Sono anni in cui scrive le opere sue più conosciute: quello che forse è uno dei primi reportage giornalistici dell’Italia unitaria, Il ventre di Napoli, del 1884, una passeggiata antropologica tra i bassifondi della città più complicata d’Europa, con lo sguardo preciso del cronista e la parola pietosa della scrittrice. E un romanzo che resta attualissimo sul banco lotto: Il paese di cuccagna del 1891.
Il corriere di Napoli — di un imprenditore livornese – fallisce, la coppia Serao- Scarfoglio ( hanno 36 anni lei, 32 lui) investe la liquidazione di 86 mila lire nella fondazione di un nuovo giornale, Il Mattino, che esce per la prima volta il 16 marzo del 1892. La data è importante perché è un momento in cui in città esistono già dieci quotidiani su una popolazione di 500.000 abitanti, di cui soltanto 100.000 sapevano leggere. In poco meno di 10 anni Il Mattino raggiunge una tiratura di 33.000 copie, arriverà poi a 70 mila (il Roma vendeva 20.000 copie, Il Corriere di Napoli 15.000). Le scelte di Matilde Serao sul giornale sono evidenti: da scrittrice, ne cura le pagine culturali, e già dal secondo numero compaiono in appendice Bel Ami di Maupassant, i Fratelli Karamazov di Dostoevskij, Pierret di Balzac e il Trionfo della morte di D’Annunzio.

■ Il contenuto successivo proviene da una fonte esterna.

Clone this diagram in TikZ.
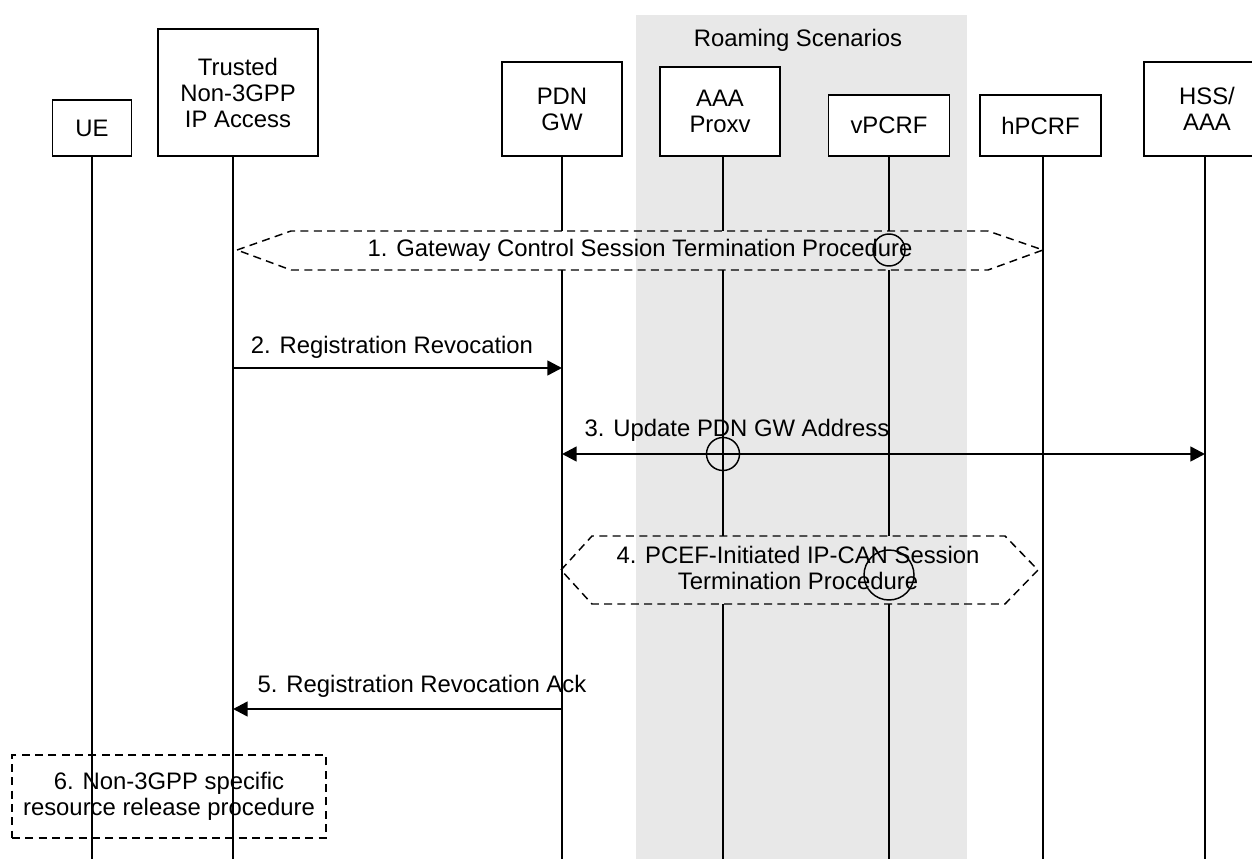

Matilde stessa, condirettrice, vi scrive ogni giorno. Vi crede profondamente: «Giornale è tutta la storia di una società. E, come la vita istessa, di cui è la immagine, (…) ha in sé il potere di tutto il bene e di tutto il male (…). Il giornalista é l’apostolo del bene (…) il giornale è la più nobile forma del pensiero umano (…). L’avvenire è del giornale» Scarfoglio invece è infedele, Serao lo sa, dopo un litigio furioso se ne va per qualche tempo in Val D’Aosta, e lui in quel periodo inizia una relazione con una danzatrice parigina, venuta a Napoli per lavorare, Gabrielle Bessard. Dalla relazione nascerà una bambina ma Bessard non lascia Serao e i due tornano a vivere assieme a Napoli, quando accade la tragedia che più assomiglia a quelle vite che i coniugi raccontavano ogni giorno sul loro quotidiano. Nell’agosto del 1894 Gabrielle Bessard bussa alla porta di casa Scarfoglio- Serao, lascia la bambina nelle mani della governante e si spara un colpo di pistola alla tempia. Muore qualche giorno dopo in ospedale. Mentre Napoli impazzisce per lo scandalo e Scarfoglio forse per la vergogna, Matilde Serao accoglie la bambina ( la chiamerà Paolina, come sua madre) e se la cresce tra i suoi figli. Poi, finalmente, lascia Scarfoglio. Alla fine della relazione si accompagna, qualche anno dopo, il volontario allontanamento da Il Mattino e un racconto lungo, sarcastico, divertente, su una donna che per puro caso non riesce mai a tradire il marito pur volendolo a tutti i costi: La virtù di Cecchina del 1906, molto amato dalla critica. Fonda un nuovo giornale, Il Giorno di Napoli, trova un nuovo compagno, Giuseppe Natale, avvocato e giornalista, e viene candidata sei volte al Premio Nobel, senza vincerlo mai. Era dichiaratamente contro i nazionalismi e la guerra e forse questo ebbe un peso per la sua candidatura in epoca fascista. L’ultima volta che il suo nome fu proposto per il Nobel fu il 1926, quando lo vinse Grazia Deledda. Morì l’anno dopo di infarto, al suo tavolo di lavoro: scrivendo.